An evening surge in shoppers drove a decade-high increase in footfall for Boxing Day sales across the UK, according to data from MRI Software. Footfall across all UK retail destinations, including high streets and shopping centers, rose by 4.4% compared to the same day last year.
MRI Software, which counts footfall in more than 660 retail locations across the UK, initially reported a muted reaction to the sales by 3 p.m. High street visits were down 1.5% and shopping center visits were down 0.6% compared to 2023 figures. However, the trend reversed later in the day.

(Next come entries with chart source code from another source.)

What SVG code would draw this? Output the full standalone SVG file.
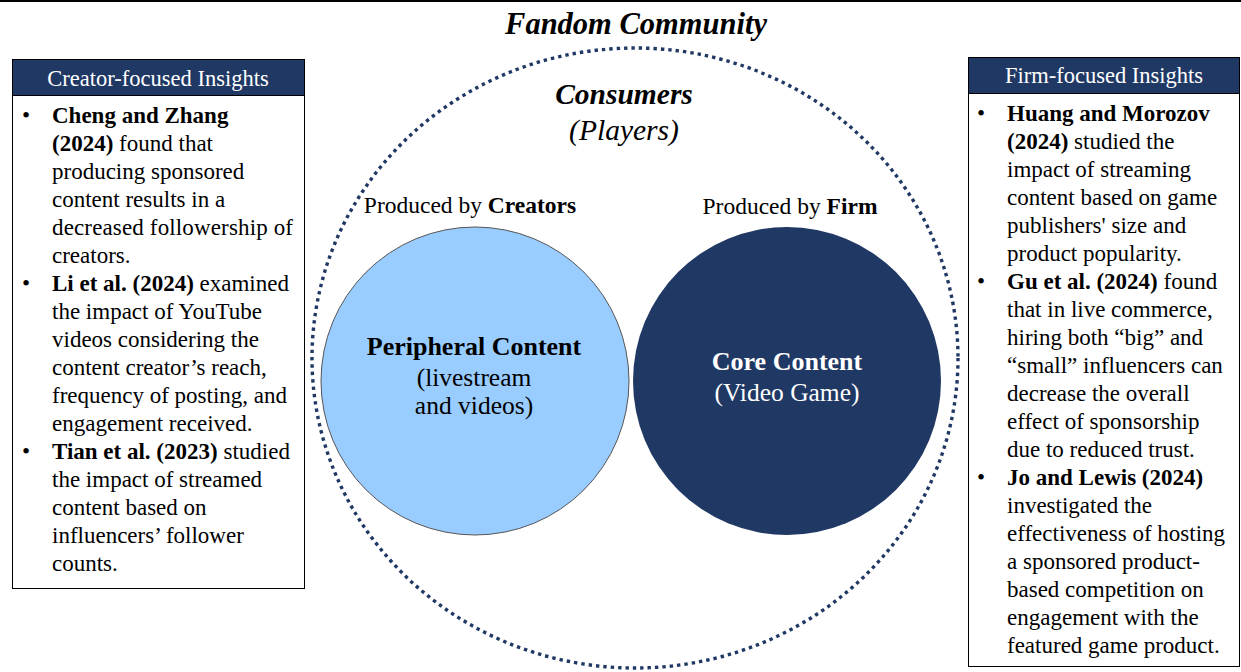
<svg xmlns="http://www.w3.org/2000/svg" width="1241" height="672" viewBox="0 0 1241 672">
<style>
text{font-family:"Liberation Serif","Times New Roman",serif;fill:#000}
.body{font-size:23px}
.hdr{font-size:22.5px;fill:#fff}
.b{font-weight:bold}
.box{fill:#fff;stroke:#000;stroke-width:1}
.hbar{fill:#203864;stroke:#000;stroke-width:1}
</style>
<rect width="1241" height="672" fill="#fff"/>
<line x1="0" y1="1" x2="1241" y2="1" stroke="#000" stroke-width="2"/>
<text x="636" y="34" text-anchor="middle" font-size="30.5" font-weight="bold" font-style="italic">Fandom Community</text>

<g id="fandom-circle">
<ellipse cx="635" cy="358" rx="323" ry="310" fill="none" stroke="#203864" stroke-width="3.4" stroke-dasharray="3.4 4"/>
</g>

<g id="consumers">
<text x="624" y="104" text-anchor="middle" font-size="29.5" font-weight="bold" font-style="italic">Consumers</text>
<text x="624" y="140" text-anchor="middle" font-size="29.5" font-style="italic">(Players)</text>
</g>

<g id="peripheral">
<text x="470" y="213" text-anchor="middle" font-size="23.5">Produced by <tspan class="b">Creators</tspan></text>
<circle cx="475" cy="381" r="154" fill="#99CCFF" stroke="#555" stroke-width="1"/>
<text x="474" y="355" text-anchor="middle" font-size="26" font-weight="bold">Peripheral Content</text>
<text x="474" y="386" text-anchor="middle" font-size="25.5">(livestream</text>
<text x="474" y="414" text-anchor="middle" font-size="25.5">and videos)</text>
</g>

<g id="core">
<text x="790" y="214" text-anchor="middle" font-size="23.5">Produced by <tspan class="b">Firm</tspan></text>
<circle cx="787" cy="381" r="154" fill="#203864"/>
<text x="787" y="370" text-anchor="middle" font-size="26" font-weight="bold" style="fill:#fff">Core Content</text>
<text x="787" y="401" text-anchor="middle" font-size="25.5" style="fill:#fff">(Video Game)</text>
</g>

<g id="creator-insights">
<rect class="box" x="12.5" y="59.5" width="292" height="529"/>
<rect class="hbar" x="12.5" y="59.5" width="292" height="36"/>
<text class="hdr" x="158" y="86" text-anchor="middle">Creator-focused Insights</text>
<g class="body">
<text x="22" y="123">•</text><text x="52" y="123" class="b">Cheng and Zhang</text>
<text x="52" y="151"><tspan class="b">(2024)</tspan> found that</text>
<text x="52" y="179">producing sponsored</text>
<text x="52" y="207">content results in a</text>
<text x="52" y="235" textLength="241" lengthAdjust="spacing">decreased followership of</text>
<text x="52" y="263">creators.</text>
<text x="22" y="291">•</text><text x="52" y="291"><tspan class="b">Li et al. (2024)</tspan> examined</text>
<text x="52" y="319">the impact of YouTube</text>
<text x="52" y="347">videos considering the</text>
<text x="52" y="375">content creator’s reach,</text>
<text x="52" y="403">frequency of posting, and</text>
<text x="52" y="431">engagement received.</text>
<text x="22" y="459">•</text><text x="52" y="459"><tspan class="b">Tian et al. (2023)</tspan> studied</text>
<text x="52" y="487">the impact of streamed</text>
<text x="52" y="515">content based on</text>
<text x="52" y="543">influencers’ follower</text>
<text x="52" y="571">counts.</text>
</g>
</g>

<g id="firm-insights">
<rect class="box" x="968.5" y="57.5" width="271" height="609"/>
<rect class="hbar" x="968.5" y="57.5" width="271" height="36"/>
<text class="hdr" x="1104" y="83" text-anchor="middle">Firm-focused Insights</text>
<g class="body">
<text x="977" y="121">•</text><text x="1007" y="121" class="b">Huang and Morozov</text>
<text x="1007" y="149"><tspan class="b">(2024)</tspan> studied the</text>
<text x="1007" y="177">impact of streaming</text>
<text x="1007" y="205">content based on game</text>
<text x="1007" y="233">publishers' size and</text>
<text x="1007" y="261">product popularity.</text>
<text x="977" y="289">•</text><text x="1007" y="289"><tspan class="b">Gu et al. (2024)</tspan> found</text>
<text x="1007" y="317">that in live commerce,</text>
<text x="1007" y="345">hiring both “big” and</text>
<text x="1007" y="373">“small” influencers can</text>
<text x="1007" y="401">decrease the overall</text>
<text x="1007" y="429">effect of sponsorship</text>
<text x="1007" y="457">due to reduced trust.</text>
<text x="977" y="485">•</text><text x="1007" y="485" class="b">Jo and Lewis (2024)</text>
<text x="1007" y="513">investigated the</text>
<text x="1007" y="541">effectiveness of hosting</text>
<text x="1007" y="569">a sponsored product-</text>
<text x="1007" y="597">based competition on</text>
<text x="1007" y="625">engagement with the</text>
<text x="1007" y="653">featured game product.</text>
</g>
</g>
</svg>
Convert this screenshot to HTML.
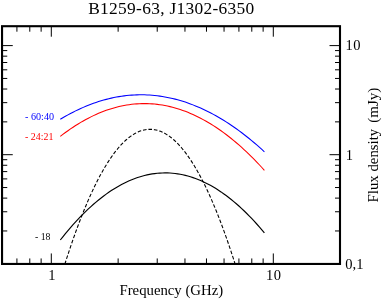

Jenni Matthews, retail analyst at MRI, noted that the increase in activity was driven by a peak in visits across all UK retail destinations later in the day, indicating a shift in shopper behavior towards later shopping trips.
While footfall remained strong on Saturday, and MRI anticipated continued strong post-Christmas shopping momentum into the new year, higher footfall does not necessarily translate into higher spending. Barclays has forecast that consumers would spend £1 billion less on this year's Boxing Day deals. This suggests that while more people were visiting retail locations, individual spending may have been lower.
The increase in footfall provides a positive signal for the retail industry, particularly after a challenging year marked by economic uncertainty and cost-of-living pressures. However, the forecast decrease in overall spending highlights the ongoing challenges retailers face in converting foot traffic into sales. The industry will be closely watching sales figures in the coming weeks to assess the true impact of the Boxing Day sales period.